Residents now have more time to weigh in on what could be one of the biggest infrastructure projects in Mono County’s history.
A brand new geothermal plant that will generate as much power as all three existing Ormat Technologies power plants east of Mammoth Lake is in the works. Last week, the Bishop Bureau of Land Management (BLM) extended the time to comment on the project to Jan. 30.
The 38-megawatt geothermal plant is proposed for a site adjacent to the existing Casa Diablo Road geothermal complex, tucked up against the volcanic bluffs to the east of the complex. The project is in the planning and environmental review phase and is expected to come to fruition several years from now, if it is approved by the federal land agencies on whose land it will sit.
In the meantime, the project is undergoing a federally mandated environmental review process, called a draft Environmental Impact Statement (EIS). BLM extended the public comment period on this draft, originally due on Jan. 15. The comments are now due to the appropriate federal offices (see sidebar) by close of business Wednesday, Jan. 30.
The proposed plant, called the Casa Diablo IV plant, will include as many as 16 new wells and the pipeline to bring the geothermal brine from those wells to the plant. The approximately nine-mile-long pipeline is proposed to run from wells located to the north and east of Mammoth Lakes, including wells near Shady Rest Park.
The prospect of such a large pipeline running though one of Mammoth’s most highly used recreation areas—a pipeline that could be several feet in diameter—has alarmed local recreationists, the Town of Mammoth Lakes, and others, prompting an influx of comments in recent weeks.
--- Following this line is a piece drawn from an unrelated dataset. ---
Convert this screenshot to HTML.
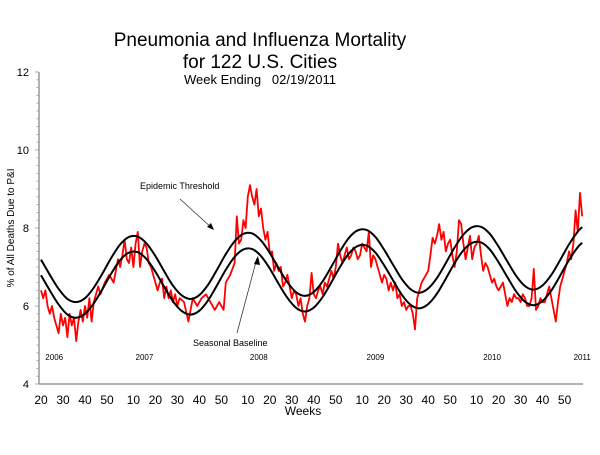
<!DOCTYPE html>
<html><head><meta charset="utf-8"><style>
body{margin:0;background:#fff;width:600px;height:450px;overflow:hidden;font-family:"Liberation Sans",Arial,sans-serif}
svg text{font-family:"Liberation Sans",Arial,sans-serif}
</style></head><body>
<svg id="chart" width="600" height="450" viewBox="0 0 600 450" xmlns="http://www.w3.org/2000/svg">
<text x="260" y="46" font-size="19" text-anchor="middle">Pneumonia and Influenza Mortality</text>
<text x="260" y="68" font-size="19" text-anchor="middle">for 122 U.S. Cities</text>
<text x="260" y="84" font-size="13" text-anchor="middle">Week Ending&#160;&#160;&#160;02/19/2011</text>
<text x="0" y="0" font-size="10" text-anchor="middle" transform="translate(14,228) rotate(-90)">% of All Deaths Due to P&amp;I</text>
<text x="303" y="415" font-size="12" text-anchor="middle">Weeks</text>
<g id="axes"></g>
<g id="series"></g>
<text x="140" y="189" font-size="9">Epidemic Threshold</text>
<line x1="180" y1="199" x2="213" y2="229" stroke="#333" stroke-width="0.8"/>
<polygon points="214,230 207,227 211,223" fill="#000"/>
<text x="193" y="346" font-size="9">Seasonal Baseline</text>
<line x1="237" y1="333" x2="257" y2="258" stroke="#333" stroke-width="0.8"/>
<polygon points="258,256 254,264 260,265" fill="#000"/>
</svg>
<script>
const pctWeeks = [0,1,2,3,4,5,6,8,9,10,11,12,13,14,15,16,17,18,19,20,21,22,23,24,26,27,29,31,33,35,36,37,38,39,40,41,42,43,44,45,46,47,48,49,50,51,52,53,54,55,56,57,58,59,60,61,62,63,65,67,69,71,73,75,77,79,81,83,84,86,88,89,90,91,92,93,94,95,96,97,98,99,100,101,102,103,104,105,106,107,108,109,110,111,112,113,114,115,116,117,118,119,120,121,122,123,124,125,126,127,128,129,130,131,132,133,134,135,136,137,138,139,140,141,142,143,144,145,146,147,148,149,150,151,152,153,154,155,156,157,158,159,160,161,162,163,164,165,166,167,168,169,170,171,172,173,174,175,176,177,178,179,180,181,182,183,184,185,186,187,188,189,190,191,192,193,194,195,196,197,198,199,200,201,202,203,204,205,206,207,208,209,210,211,212,213,214,215,216,217,218,219,220,221,222,223,224,225,226,227,228,229,230,231,232,233,234,235,236,237,238,239,240,241,242,243,244,245,246];
const pctValues = [6.4,6.2,6.4,6.0,5.8,6.0,5.7,5.3,5.8,5.5,5.7,5.2,5.8,5.5,5.7,5.1,5.6,5.9,5.6,6.0,5.7,6.2,5.6,6.1,6.5,6.3,6.6,6.8,6.6,7.2,7.0,7.3,7.7,7.2,7.1,7.5,7.0,7.6,7.9,7.0,7.4,7.6,7.5,7.1,7.0,6.8,6.6,6.4,6.6,6.7,6.2,6.5,6.2,6.4,6.1,6.3,6.0,6.2,6.1,5.6,6.2,6.0,6.2,6.3,6.1,5.9,6.1,5.9,6.6,6.8,7.1,8.3,7.6,7.7,8.2,8.0,8.8,9.1,8.8,8.6,9.0,8.3,8.5,8.0,7.7,7.9,7.35,7.4,6.9,7.1,6.9,7.0,6.5,6.6,6.8,6.5,6.2,6.4,6.3,6.0,6.2,5.8,5.6,6.0,6.2,6.85,6.3,6.2,6.4,6.5,6.3,6.6,6.5,6.7,6.9,6.7,7.0,7.6,7.3,7.1,7.3,7.5,7.2,7.3,7.5,7.4,7.2,7.3,7.6,7.5,7.4,7.9,7.0,7.3,7.2,7.0,6.8,6.6,6.8,6.7,6.4,6.6,6.4,6.6,6.2,6.3,6.0,6.1,5.9,6.0,6.0,5.8,5.4,6.2,6.4,6.6,6.7,6.8,6.9,7.3,7.75,7.6,7.8,8.1,7.7,7.9,7.4,7.6,7.7,7.3,7.0,7.4,8.2,8.1,7.6,7.2,7.5,7.8,7.2,7.5,7.6,7.8,7.3,6.9,7.1,7.0,6.8,6.6,6.7,6.5,6.4,6.5,6.6,6.3,6.0,6.2,6.1,6.3,6.2,6.2,6.1,6.3,6.2,6.0,6.0,6.2,6.95,5.9,6.0,6.2,6.1,6.1,6.3,6.5,6.2,5.9,5.6,6.1,6.5,6.7,6.9,7.1,7.4,7.2,7.6,8.45,7.9,8.9,8.3];
const curveWeeks = [0,4,8,12,16,20,24,28,32,36,40,44,48,52,56,60,64,68,72,76,80,84,88,92,96,100,104,108,112,116,120,124,128,132,136,140,144,148,152,156,160,164,168,172,176,180,184,188,192,196,200,204,208,212,216,220,224,228,232,236,240,244,246];
const baselineValues = [6.79,6.40,6.04,5.78,5.70,5.80,6.07,6.44,6.84,7.18,7.37,7.38,7.20,6.88,6.49,6.12,5.87,5.78,5.88,6.15,6.53,6.93,7.26,7.45,7.46,7.28,6.96,6.57,6.21,5.95,5.86,5.96,6.23,6.61,7.01,7.35,7.54,7.55,7.37,7.04,6.66,6.29,6.03,5.94,6.05,6.32,6.70,7.10,7.43,7.62,7.63,7.45,7.12,6.74,6.37,6.11,6.02,6.13,6.40,6.78,7.18,7.51,7.62];
const thresholdValues = [7.19,6.80,6.44,6.18,6.10,6.20,6.47,6.84,7.24,7.58,7.77,7.78,7.60,7.28,6.89,6.52,6.27,6.18,6.28,6.55,6.93,7.33,7.66,7.85,7.86,7.68,7.36,6.97,6.61,6.35,6.26,6.36,6.63,7.01,7.41,7.75,7.94,7.95,7.77,7.44,7.06,6.69,6.43,6.34,6.45,6.72,7.10,7.50,7.83,8.02,8.03,7.85,7.52,7.14,6.77,6.51,6.42,6.53,6.80,7.18,7.58,7.91,8.02];
const yTickValues = [4,6,8,10,12];
const yearLabels = ["2006","2007","2008","2009","2010","2011"];
const yearLabelWeeks = [6,47,99,152,205,246];
const weekTickLabels = ["20","30","40","50","10","20","30","40","50","10","20","30","40","50","10","20","30","40","50","10","20","30","40","50"];
const weekTickIndex = [0,10,20,30,42,52,62,72,82,94,104,114,124,134,146,156,166,176,186,198,208,218,228,238];

const NS="http://www.w3.org/2000/svg";
const X0=41, XS=2.2, Y4=384, YS=39;
function xScale(i){return X0+i*XS;}
function yScale(v){return Y4-(v-4)*YS;}
function mk(tag,attrs,parent){const e=document.createElementNS(NS,tag);for(const k in attrs)e.setAttribute(k,attrs[k]);parent.appendChild(e);return e;}
const axes=document.getElementById('axes'), series=document.getElementById('series');

let e=mk('line',{x1:39,y1:yScale(12),x2:39,y2:yScale(4),stroke:'#999','stroke-width':1.5},axes);


e=mk('line',{x1:39,y1:yScale(4),x2:583,y2:yScale(4),stroke:'#999','stroke-width':1.5},axes);


for(let k=0;k<=40;k++){
  const v=4+k*0.2;
  const t=mk('line',{x1:k%10===0?35:36.5,y1:yScale(v),x2:39,y2:yScale(v),stroke:'#999','stroke-width':0.8},axes);
  
  
}
yTickValues.forEach(v=>{
  const t=mk('text',{x:29,y:yScale(v)+4,'font-size':11,'text-anchor':'end'},axes);t.textContent=v;
  
  
});
yearLabels.forEach((lab,k)=>{
  const t=mk('text',{x:xScale(yearLabelWeeks[k]),y:360,'font-size':8,'text-anchor':'middle'},axes);t.textContent=lab;
  
  
});
weekTickLabels.forEach((lab,k)=>{
  const t=mk('text',{x:xScale(weekTickIndex[k]),y:404,'font-size':12,'text-anchor':'middle'},axes);t.textContent=lab;
  
  
});
function smoothPath(ws,vs){
  const p=ws.map((w,i)=>[xScale(w),yScale(vs[i])]);
  let d='M'+p[0][0]+','+p[0][1];
  for(let i=0;i<p.length-1;i++){
    const p0=p[i-1]||p[i],p1=p[i],p2=p[i+1],p3=p[i+2]||p2;
    d+=' C'+(p1[0]+(p2[0]-p0[0])/6)+','+(p1[1]+(p2[1]-p0[1])/6)+' '+(p2[0]-(p3[0]-p1[0])/6)+','+(p2[1]-(p3[1]-p1[1])/6)+' '+p2[0]+','+p2[1];
  }
  return d;
}
e=mk('polyline',{points:pctWeeks.map((w,i)=>xScale(w)+','+yScale(pctValues[i])).join(' '),fill:'none',stroke:'#ff0000','stroke-width':1.8,'stroke-linejoin':'round'},series);


e=mk('path',{d:smoothPath(curveWeeks,thresholdValues),fill:'none',stroke:'#000','stroke-width':2},series);


e=mk('path',{d:smoothPath(curveWeeks,baselineValues),fill:'none',stroke:'#000','stroke-width':2},series);


</script>
</body></html>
The U.S. Forest Service and the state’s Great Basin Unified Air Pollution Control District are cooperating lead agencies for the project
If the project is not delayed significantly, according to Dan Lyster, Mono County’s economic development coordinator, construction could begin on the plant within “the next few years.”
According to Ormat, the project will bring millions of dollars—around $9.1 million—to Mono County, and more during its one-year construction period. Resource extraction projects on federal land, like Casa Diablo IV, pump royalties and money “in lieu of property taxes” into local economies.